Zdaniem resortu opóźnienie ujawnienia danych finansowych śląskich spółek węglowych (bo te podlegają ministerstwu gospodarki) wynika z tego, że same kopalnie nie wysłały danych do połowy grudnia.

Powód? Wyniki te nie będą najlepsze. Z szacunków „Rzeczpospolitej” wynika, że o ile Kompania Węglowa i Katowicki Holding Węglowy wykażą zysk, tak Jastrzębska Spółka Węglowa sporą stratę. I grudzień ich sytuacji znacząco nie poprawi.

– Ministerstwo oczekuje dobrego wyniku, więc nawet kilka milionów zysku więcej ma znaczenie.
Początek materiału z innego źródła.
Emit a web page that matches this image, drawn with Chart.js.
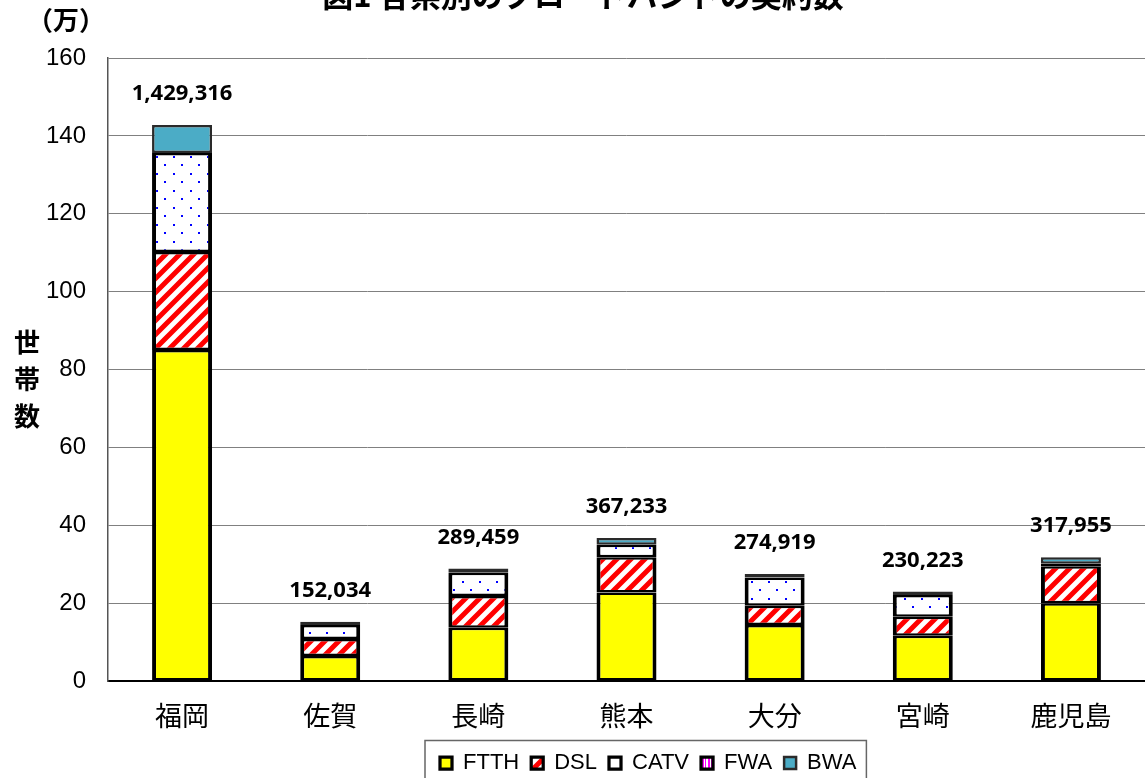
<!DOCTYPE html>
<html lang="ja">
<head>
<meta charset="utf-8">
<script src="https://cdn.jsdelivr.net/npm/chart.js@4.4.1/dist/chart.umd.min.js"></script>
<style>
  html, body { margin: 0; padding: 0; background: #fff; overflow: hidden; }
  #wrap { width: 1145px; height: 778px; overflow: hidden; }
</style>
</head>
<body>
<div id="wrap"><canvas id="chart" width="1145" height="784"></canvas></div>
<script>
// prefectures and values in units of 10,000 households
const prefectures = ['福岡', '佐賀', '長崎', '熊本', '大分', '宮崎', '鹿児島'];
const ftth = [85.0, 6.4, 13.7, 22.7, 14.4, 11.6, 20.0];
const dsl  = [25.2, 4.4, 8.1, 9.1, 4.9, 4.9, 9.5];
const catv = [25.4, 3.6, 6.0, 3.2, 7.3, 5.6, 0.6];
const fwa  = [0, 0, 0, 0, 0, 0, 0];
const bwa  = [7.2, 0.8, 1.1, 1.7, 0.9, 0.9, 1.7];
const contracts = [1429316, 152034, 289459, 367233, 274919, 230223, 317955];
const yTicks = [0, 20, 40, 60, 80, 100, 120, 140, 160];

const chartTitle = '図1 各県別のブロードバンドの契約数';
const unitLabel = '（万）';
const yTitle = ['世', '帯', '数'];

// --- fill patterns ---
function makePattern(w, h, paint) {
    const c = document.createElement('canvas');
    c.width = w; c.height = h;
    const g = c.getContext('2d');
    g.fillStyle = '#fff';
    g.fillRect(0, 0, w, h);
    paint(g);
    return g.createPattern(c, 'repeat');
}
const ctx = document.getElementById('chart').getContext('2d');

const stripes = makePattern(14, 14, g => {
    g.strokeStyle = '#ff0000';
    g.lineWidth = 5;
    g.beginPath();
    g.moveTo(-7, 7); g.lineTo(7, -7);
    g.moveTo(0, 14); g.lineTo(14, 0);
    g.moveTo(7, 21); g.lineTo(21, 7);
    g.stroke();
});
const dots = makePattern(17, 17, g => {
    g.fillStyle = '#0000ff';
    g.fillRect(3, 3, 2, 2);
    g.fillRect(11, 11, 2, 2);
});
const vstripes = makePattern(6, 6, g => {
    g.fillStyle = '#ff00ff';
    g.fillRect(0, 0, 2, 6);
    g.fillRect(3, 0, 1, 6);
});

const segBorder = { top: 2.5, bottom: 2.5, left: 4, right: 4 };

function ds(label, data, bg, border, width) {
    return {
        label: label,
        data: data,
        backgroundColor: bg,
        borderColor: border,
        borderWidth: width,
        borderSkipped: false,
        barPercentage: 0.81,
        categoryPercentage: 0.5,
        stack: 'all'
    };
}

// --- overlay texts and legend frame ---
const extras = {
    id: 'extras',
    afterLayout(chart) {
        const lg = chart.legend;
        if (!lg || !lg.lineWidths) return;
        const pad = lg.options.labels.padding;
        const start = (lg.left + pad + lg.right - lg.lineWidths[0]) / 2;
        const shift = 440 - start;
        lg.left += shift;
        lg.right += shift;
    },
    afterDatasetsDraw(chart) {
        const c = chart.ctx;
        const y = chart.scales.y;
        const x = chart.scales.x;
        c.save();
        c.font = 'bold 22px "Open Sans"';
        c.textAlign = 'center';
        c.textBaseline = 'middle';
        c.fillStyle = '#000';
        prefectures.forEach((p, i) => {
            const total = ftth[i] + dsl[i] + catv[i] + fwa[i] + bwa[i];
            const cx = x.getPixelForValue(i);
            const cy = y.getPixelForValue(total) - 31;
            c.fillText(contracts[i].toLocaleString('en-US'), cx, cy);
        });
        c.restore();
    },
    afterDraw(chart) {
        const c = chart.ctx;
        c.save();
        c.fillStyle = '#000';
        c.textAlign = 'center';
        c.textBaseline = 'middle';
        c.font = 'bold 31px "Noto Sans CJK JP"';
        c.fillText(chartTitle, 583, -5);
        c.font = 'bold 26px "Noto Sans CJK JP"';
        c.fillText(unitLabel, 66, 20);
        yTitle.forEach((ch, i) => c.fillText(ch, 27, 342 + i * 37));

        const lg = chart.legend;
        if (lg && lg.legendHitBoxes && lg.legendHitBoxes.length) {
            const hb = lg.legendHitBoxes;
            const first = hb[0], last = hb[hb.length - 1];
            c.strokeStyle = '#666';
            c.lineWidth = 1.5;
            c.strokeRect(first.left - 15, lg.top + 0.5, (last.left + last.width + 10) - (first.left - 15), 60);
        }
        c.restore();
    }
};

new Chart(ctx, {
    type: 'bar',
    data: {
        labels: prefectures,
        datasets: [
            ds('FTTH', ftth, '#ffff00', '#000', segBorder),
            ds('DSL', dsl, stripes, '#000', segBorder),
            ds('CATV', catv, dots, '#000', segBorder),
            ds('FWA', fwa, vstripes, '#000', segBorder),
            ds('BWA', bwa, '#4bacc6', '#2a2a2a', 2.5)
        ]
    },
    options: {
        responsive: false,
        animation: false,
        layout: { padding: { top: 58, left: 0, right: 0, bottom: 0 } },
        plugins: {
            title: { display: false },
            tooltip: { enabled: false },
            legend: {
                position: 'bottom',
                labels: {
                    boxWidth: 12,
                    boxHeight: 12,
                    padding: 12,
                    color: '#000',
                    font: { size: 22, family: '"Liberation Sans", Arial, sans-serif' }
                }
            }
        },
        scales: {
            x: {
                stacked: true,
                grid: { display: false, drawTicks: false },
                border: { display: true, color: '#000', width: 2 },
                ticks: {
                    color: '#000',
                    padding: 19,
                    font: { size: 27, family: '"Noto Sans CJK JP"' }
                },
                afterFit(scale) { scale.height = 59; }
            },
            y: {
                stacked: true,
                min: 0,
                max: 160,
                afterBuildTicks(scale) { scale.ticks = yTicks.map(v => ({ value: v })); },
                grid: { color: '#808080', lineWidth: 1, drawTicks: false },
                border: { display: true, color: '#555', width: 1.5 },
                ticks: {
                    color: '#000',
                    padding: 22,
                    font: { size: 24, family: '"Liberation Sans", Arial, sans-serif' }
                },
                afterFit(scale) { scale.width = 108; }
            }
        }
    },
    plugins: [extras]
});
</script>
</body>
</html>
Nie zdziwimy się, gdy okaże się, że strata będzie minimalna, albo nawet jej nie będzie – mówi „Rzeczpospolitej” jeden ze związkowców. Tyle, że strata śląskich kopalń łącznie będzie – według szacunków „Rzeczpospolitej” na poziomie ponad 150 mln zł netto.

KHW prognozuje na koniec roku zysk ok. 100 mln zł. Kompania Węglowa na poziomie 30-40 mln zł. Zakładając, że Jastrzębskiej Spółce Węglowej uda się trochę zniwelować stratę przekraczającą już 300 mln zł, łączny wynik branży i tak będzie wyjątkowo słaby.

Jeśli jednak Lubelski Węgiel Bogdanka zrealizuje podniesioną prognozę zysku na poziomie 178 mln zł, to może się okazać, że łącznie kopalnie węgla kamiennego rzeczywiście wyjdą na zero, a nawet osiągną wynik dodatki. Tyle, że i tak gorszy od tego w ubiegłym roku. W 2008 r. śląskie kopalnie miały bowiem łącznie blisko 600 mln zł zysku netto (przy czym sama JSW wypracowała 567 mln zł), zaś Bogdanka - 155 mln zł netto.